Vodafone posted an operating loss of €2.1 billion for the six months ending in September, the company said, but backing out €3.5 billion in one-off charges linked to operations in Spain and Eastern Europe, as well as its Vodafone IDEA business, the group saw adjusted earnings rise 2.9% to just over €7 billion, with organic services revenues rising just under 1% to €19.7 billion. However, new CEO Nick Read said a renewed focus on cost cuts, alongside moves to create a division to manage both its 58,000 European towers, as well as those owned in joint ventures, provided a counterweight to his decision to freeze dividend growth until the group can reduce it debt-to-earnings ratio.
"Looking ahead, my new strategic priorities focus on driving greater consistency of commercial execution, accelerating digital transformation, radically simplifying our operating model and generating better returns from our infrastructure assets," Read said. "As part of our effort to improve returns, we are creating a virtual internal tower company across our European operations, and we are reviewing the best strategic and financial direction for these assets."
Vodafone shares were marked more than 7.2% higher in the opening hour of trading in London and changing hands at $£154.80 each, the highest in more than a month but a move that still leaves the group with a year-to-date decline of around 27%.
Earlier this year, Vodafone said it would pay around $22 billion deal to buy several European media assets from John Malone's Liberty Global's Germany operations, as well as the group's businesses in he Czech Republic, Hungary and Romania, giving it a customer base of 54 million homes and a total reach of 110 million throughout its so-called "next generation network". Vodafone said the deal, the last under former CEO Vittorio Colao will create "cost and capex synergies" of around €535 million per year for the next five year, a figure which translates to around €6 billion on a present value basis.
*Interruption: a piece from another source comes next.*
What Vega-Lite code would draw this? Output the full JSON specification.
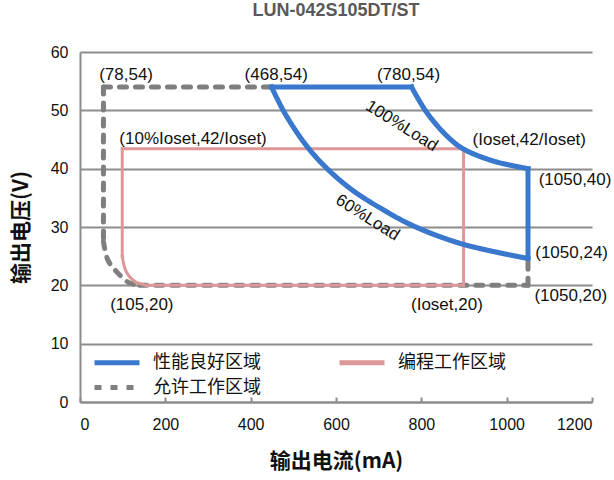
{
  "$schema": "https://vega.github.io/schema/vega-lite/v6.json",
  "width": 512,
  "height": 350,
  "autosize": {"type": "none"},
  "padding": {"left": 80, "top": 52, "right": 22, "bottom": 78},
  "title": {"text": "LUN-042S105DT/ST", "fontSize": 18, "font": "Liberation Sans", "fontWeight": "bold", "color": "#595959", "offset": 24},
  "config": {
    "view": {"stroke": null},
    "axis": {
      "domainColor": "#8c8c8c", "domainWidth": 2,
      "gridColor": "#8c8c8c", "gridWidth": 2,
      "tickColor": "#8c8c8c", "tickWidth": 2,
      "labelFont": "Liberation Sans", "labelFontSize": 16, "labelColor": "#111111",
      "titleFont": "Noto Sans CJK SC", "titleFontSize": 21, "titleFontWeight": "bold", "titleColor": "#111111"
    },
    "text": {"font": "Liberation Sans", "fontSize": 17, "color": "#111111"}
  },
  "datasets": {
    "lines": [
      {"s": "允许工作区域", "seg": "g1", "o": 1, "x": 55, "y": 54},
      {"s": "允许工作区域", "seg": "g1", "o": 2, "x": 449, "y": 54},
      {"s": "允许工作区域", "seg": "g2", "o": 1, "x": 55, "y": 54},
      {"s": "允许工作区域", "seg": "g2", "o": 2, "x": 55, "y": 27.5},
      {"s": "允许工作区域", "seg": "g3", "o": 1, "x": 55, "y": 27.5},
      {"s": "允许工作区域", "seg": "g3", "o": 2, "x": 65, "y": 24.4},
      {"s": "允许工作区域", "seg": "g3", "o": 3, "x": 85, "y": 22.4},
      {"s": "允许工作区域", "seg": "g3", "o": 4, "x": 116, "y": 20.4},
      {"s": "允许工作区域", "seg": "g3", "o": 5, "x": 140, "y": 20},
      {"s": "允许工作区域", "seg": "g4", "o": 1, "x": 140, "y": 20},
      {"s": "允许工作区域", "seg": "g4", "o": 2, "x": 1050, "y": 20},
      {"s": "允许工作区域", "seg": "g5", "o": 1, "x": 1050, "y": 20},
      {"s": "允许工作区域", "seg": "g5", "o": 2, "x": 1050, "y": 24.6},
      {"s": "编程工作区域", "seg": "p1", "o": 1, "x": 99, "y": 25},
      {"s": "编程工作区域", "seg": "p1", "o": 2, "x": 99, "y": 43.4},
      {"s": "编程工作区域", "seg": "p2", "o": 1, "x": 99, "y": 43.4},
      {"s": "编程工作区域", "seg": "p2", "o": 2, "x": 899, "y": 43.4},
      {"s": "编程工作区域", "seg": "p3", "o": 1, "x": 899, "y": 43.4},
      {"s": "编程工作区域", "seg": "p3", "o": 2, "x": 899, "y": 20},
      {"s": "编程工作区域", "seg": "p4", "o": 1, "x": 899, "y": 20},
      {"s": "编程工作区域", "seg": "p4", "o": 2, "x": 155, "y": 20},
      {"s": "编程工作区域", "seg": "p5", "o": 1, "x": 155, "y": 20},
      {"s": "编程工作区域", "seg": "p5", "o": 2, "x": 128, "y": 20.7},
      {"s": "编程工作区域", "seg": "p5", "o": 3, "x": 108, "y": 22.4},
      {"s": "编程工作区域", "seg": "p5", "o": 4, "x": 99, "y": 25},
      {"s": "性能良好区域", "seg": "b1", "o": 1, "x": 449, "y": 54},
      {"s": "性能良好区域", "seg": "b1", "o": 2, "x": 777, "y": 54},
      {"s": "性能良好区域", "seg": "b2", "o": 1, "x": 777, "y": 54},
      {"s": "性能良好区域", "seg": "b2", "o": 2, "x": 813, "y": 49.6},
      {"s": "性能良好区域", "seg": "b2", "o": 3, "x": 860, "y": 45.6},
      {"s": "性能良好区域", "seg": "b2", "o": 4, "x": 898, "y": 43.4},
      {"s": "性能良好区域", "seg": "b2", "o": 5, "x": 969, "y": 41.3},
      {"s": "性能良好区域", "seg": "b2", "o": 6, "x": 1050, "y": 40},
      {"s": "性能良好区域", "seg": "b3", "o": 1, "x": 1050, "y": 40},
      {"s": "性能良好区域", "seg": "b3", "o": 2, "x": 1050, "y": 24.6},
      {"s": "性能良好区域", "seg": "b4", "o": 1, "x": 449, "y": 54},
      {"s": "性能良好区域", "seg": "b4", "o": 2, "x": 480, "y": 49.5},
      {"s": "性能良好区域", "seg": "b4", "o": 3, "x": 530, "y": 44},
      {"s": "性能良好区域", "seg": "b4", "o": 4, "x": 575, "y": 40.3},
      {"s": "性能良好区域", "seg": "b4", "o": 5, "x": 635, "y": 36.5},
      {"s": "性能良好区域", "seg": "b4", "o": 6, "x": 705, "y": 33.2},
      {"s": "性能良好区域", "seg": "b4", "o": 7, "x": 781, "y": 30.2},
      {"s": "性能良好区域", "seg": "b4", "o": 8, "x": 895, "y": 27.1},
      {"s": "性能良好区域", "seg": "b4", "o": 9, "x": 1050, "y": 24.6}
    ],
    "labelsCenter": [
      {"x": 108, "y": 56, "t": "(78,54)"},
      {"x": 460, "y": 56, "t": "(468,54)"},
      {"x": 770, "y": 56, "t": "(780,54)"},
      {"x": 265, "y": 45.1, "t": "(10%Ioset,42/Ioset)"},
      {"x": 1053, "y": 45, "t": "(Ioset,42/Ioset)"},
      {"x": 860, "y": 16.6, "t": "(Ioset,20)"},
      {"x": 145, "y": 16.7, "t": "(105,20)"}
    ],
    "labelsLeft": [
      {"x": 1075, "y": 38, "t": "(1050,40)"},
      {"x": 1067, "y": 25.6, "t": "(1050,24)"},
      {"x": 1065, "y": 18.1, "t": "(1050,20)"}
    ],
    "loads": [
      {"x": 754, "y": 47.3, "t": "100%Load"},
      {"x": 674, "y": 31.6, "t": "60%Load"}
    ]
  },
  "layer": [
    {
      "data": {"name": "lines"},
      "encoding": {
        "x": {"field": "x", "type": "quantitative", "scale": {"domain": [0, 1200], "nice": false},
              "axis": {"values": [0, 200, 400, 600, 800, 1000, 1200], "format": "d", "title": "输出电流(mA)", "grid": false, "tickSize": -5, "labelPadding": 19, "titlePadding": 18}},
        "y": {"field": "y", "type": "quantitative", "scale": {"domain": [0, 60], "nice": false},
              "axis": {"values": [0, 10, 20, 30, 40, 50, 60], "title": "输出电压(V)", "grid": true, "ticks": false, "labelPadding": 12, "titlePadding": 19}},
        "color": {"field": "s", "type": "nominal",
                  "scale": {"domain": ["性能良好区域", "允许工作区域", "编程工作区域"], "range": ["#3a78cd", "#7f7f7f", "#de9797"]},
                  "legend": {"title": null, "orient": "none", "legendX": 24.5, "legendY": 298, "columns": 2, "columnPadding": 68, "rowPadding": 2,
                             "symbolType": "M-2.25,0L2.25,0", "symbolSize": 400, "symbolStrokeWidth": 5,
                             "labelFont": "Noto Sans CJK SC", "labelFontSize": 18, "labelColor": "#111111", "labelOffset": 23.5, "padding": 0}},
        "strokeDash": {"field": "s", "type": "nominal",
                       "scale": {"domain": ["性能良好区域", "允许工作区域", "编程工作区域"], "range": [[1, 0], [7, 9], [1, 0]]},
                       "legend": {"title": null}},
        "detail": {"field": "seg"},
        "order": {"field": "o", "type": "quantitative"}
      },
      "layer": [
        {"transform": [{"filter": "datum.s === '允许工作区域'"}], "mark": {"type": "line", "strokeWidth": 5, "strokeCap": "round", "interpolate": "catmull-rom"}},
        {"transform": [{"filter": "datum.s === '编程工作区域'"}], "mark": {"type": "line", "strokeWidth": 3, "strokeCap": "square", "interpolate": "catmull-rom"}},
        {"transform": [{"filter": "datum.s === '性能良好区域'"}], "mark": {"type": "line", "strokeWidth": 5, "strokeCap": "square", "interpolate": "catmull-rom"}}
      ]
    },
    {
      "data": {"name": "labelsCenter"},
      "mark": {"type": "text", "align": "center", "baseline": "middle"},
      "encoding": {"x": {"field": "x", "type": "quantitative"}, "y": {"field": "y", "type": "quantitative"}, "text": {"field": "t"}}
    },
    {
      "data": {"name": "labelsLeft"},
      "mark": {"type": "text", "align": "left", "baseline": "middle"},
      "encoding": {"x": {"field": "x", "type": "quantitative"}, "y": {"field": "y", "type": "quantitative"}, "text": {"field": "t"}}
    },
    {
      "data": {"name": "loads"},
      "mark": {"type": "text", "align": "center", "baseline": "middle", "angle": 32},
      "encoding": {"x": {"field": "x", "type": "quantitative"}, "y": {"field": "y", "type": "quantitative"}, "text": {"field": "t"}}
    }
  ]
}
The stock has fallen around 30% since that deal was announced, however, as investors grew increasingly concerned over the group's added leverage, which lifted its net debt to €32.1 billion by end September, a 6.4% increase from the same period last year.
Vodafone said it will now focus on reducing operating costs by around €1.2 billion by 2021 and will pay an interim and full-year dividend that is essentially flat to last year's levels. The board could boost the payout over the longer term, the company said, "once the Group's financial leverage has reduced towards the lower end of the revised target range of 2.5x-3.0x net debt / EBITDA."
"Our focus on organic growth along with the strategic and financial benefits of the proposed acquisition of Liberty Global's assets give confidence in the Group's ability to grow free cash flow, which underpins our dividend," Read said.